Phillips Holmes and Anita Page will have the leading roles in “Night Court,” the story by Mark Hellinger and Charles Beahan. Other members of the cast so far selected include Walter Huston and Lewis Stone. W. S. Van Dyke is directing. Holmes has appeared in such films as “The Broken Lullaby,” “Two Kinds of Women” and “An American Tragedy.”




RETURNS TO PICTURES

Polly Walker, former Broadway musical comedy favorite, has returned to RKO-Radio Pictures studios where she made her film debut in “Hit the Deck.” Her contract was purchased from Warner Brothers.




ADDED TO CAST

Nils Asther has been added to the cast of “The Truth Game.” Robert Montgomery is the star of this adaptation of Ivor Novello’s stage play and in the supporting cast are Nora Gregor, C. Aubrey Smith, Heather Thatcher and Edward Everett Horton.




THEY GET THAT WAY

Debuting as a relator of funny stories this week is Fredric March, with one about a fellow trying to sleep while through the walls of his apartment came the sounds of a party next door. At 2 a.m. he registered a hint by pounding on the wall. “Heavens,” came a feminine voice, “what at terrible hour to be hanging pictures.”




CHARACTER ACTOR BUSY

Russell Hopton, the young character actor who appears with Ben Lyon and Constance Bennett in “The Challenger” (temporary title) is one of the busiest actors in Hollywood. He has appeared recently in six important productions.




HOT NEWS

Universal has decided to use the original title of Emile Gauvreau’s book, “Hot News,” for the picture referred to in the Universal studios as “Ambition.” “Hot News” as a book ran into many editions in this country and has been reproduced in 14 foreign languages. Three million copies were printed in Russia alone. “Hot News” features Charles Bickford, Rose Hobart and Pat O’Brien.




NEW FERBER FILM

Edna Ferber, whose value to moving pictures was so materially increased by “Show Boat” and “Cimarron,” will have another 10-strike when Universal produces her story, “Glamour.” Contracts for this story, now in Cosmopolitan Magazine, were signed last week and already Dwight Taylor, son of Laurette Taylor, is adapting it to the screen as one of Universal’s pictures for next year.

HEADACHES

Deciding on a film title brings more headaches than exultations. Each studio has a title-searching department. The reason, according to B. P. Schulberg, Paramount executive, is that a title needs to meet many requirements; it must fit the story, intrigue, allure, arouse curiosity, indicate story type, and still be concise.

3 comments:

Lolita said...

I adore your blog! This is so entertaining. Small pieces of history that you can put into historical context for yourself. Facinating!

Cliff Aliperti said...

I just want to echo Lolita and saying how fantastic this is! I found your blog through another classic film site and have been putting your links out on Twitter since doing so, you deserve all the traffic you can get!

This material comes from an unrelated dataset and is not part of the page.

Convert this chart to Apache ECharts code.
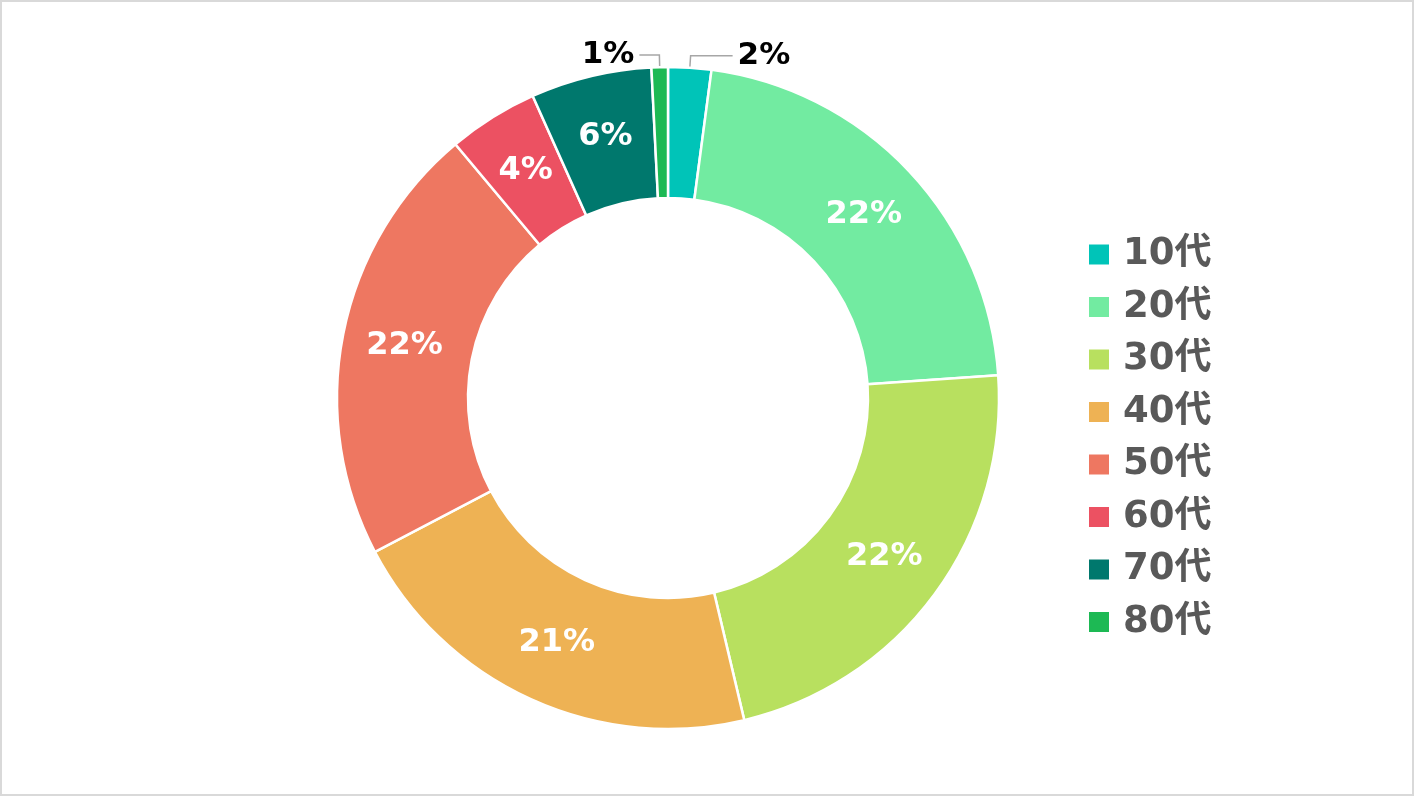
<!DOCTYPE html>
<html>
<head>
<meta charset="utf-8">
<script src="https://cdn.jsdelivr.net/npm/echarts@6/dist/echarts.min.js"></script>
<style>
html,body{margin:0;padding:0;background:#fff;}
#frame{width:1414px;height:796px;box-sizing:border-box;border:2px solid #d9d9d9;position:relative;}
#chart{position:absolute;left:-2px;top:-2px;width:1414px;height:796px;}
</style>
</head>
<body>
<div id="frame"><div id="chart"></div></div>
<script>
const categories = ['10代','20代','30代','40代','50代','60代','70代','80代'];
const values = [2.1, 21.8, 22.4, 21.0, 21.6, 4.4, 5.9, 0.8];
const colors = ['#00C4B8','#72EBA1','#B8E05F','#EEB254','#EE7761','#EC5162','#00786D','#1DB954'];
const outsideLabels = ['10代','80代'];

const FONT = '"DejaVu Sans", "Noto Sans CJK JP", sans-serif';
const data = categories.map((c, i) => {
  const item = { name: c, value: values[i], itemStyle: { color: colors[i] } };
  if (outsideLabels.includes(c)) {
    item.label = { position: 'outside', color: '#000000', fontSize: 31 };
    item.labelLine = { show: true, length: 12, length2: c === '10代' ? 42 : 20 };
  }
  return item;
});

const chart = echarts.init(document.getElementById('chart'));
chart.setOption({
  animation: false,
  backgroundColor: 'transparent',
  legend: {
    orient: 'vertical',
    left: 1087,
    top: 236,
    padding: 0,
    itemWidth: 22,
    itemHeight: 22,
    itemGap: 15.5,
    icon: 'rect',
    data: categories,
    textStyle: { fontFamily: FONT, fontSize: 37, fontWeight: 'bold', color: '#595959', lineHeight: 36, padding: [0,0,0,8] }
  },
  series: [{
    type: 'pie',
    center: [668, 398],
    radius: [200, 331],
    startAngle: 90,
    clockwise: true,
    percentPrecision: 0,
    avoidLabelOverlap: false,
    itemStyle: { borderColor: '#ffffff', borderWidth: 2.5 },
    label: {
      show: true,
      position: 'inside',
      formatter: '{d}%',
      fontFamily: FONT,
      fontSize: 32,
      fontWeight: 'bold',
      color: '#ffffff'
    },
    labelLine: {
      show: true,
      length: 12,
      length2: 10,
      lineStyle: { color: '#a6a6a6', width: 1.5 }
    },
    emphasis: { disabled: true },
    data: data
  }]
});
</script>
</body>
</html>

Looking forward to tomorrow...from yesterday!

Thanks,Cliff

GAH1965 said...

Thanks very much for the compliments. I really enjoy researching and creating it and find the information fascinating as well.

I've been particularly interested to see how much the silent stars were still present in the news at this time, when today we tend to think of the "silent era" as one thing and the "golden age of Hollywood" as another. Yet here's Betty Bronson and Joan Bennett running into each other on their honeymoons. Today it seems like two separate eras collided, but of course their careers peaked only about a decade apart so of course they would have overlapped and traveled in the same circles.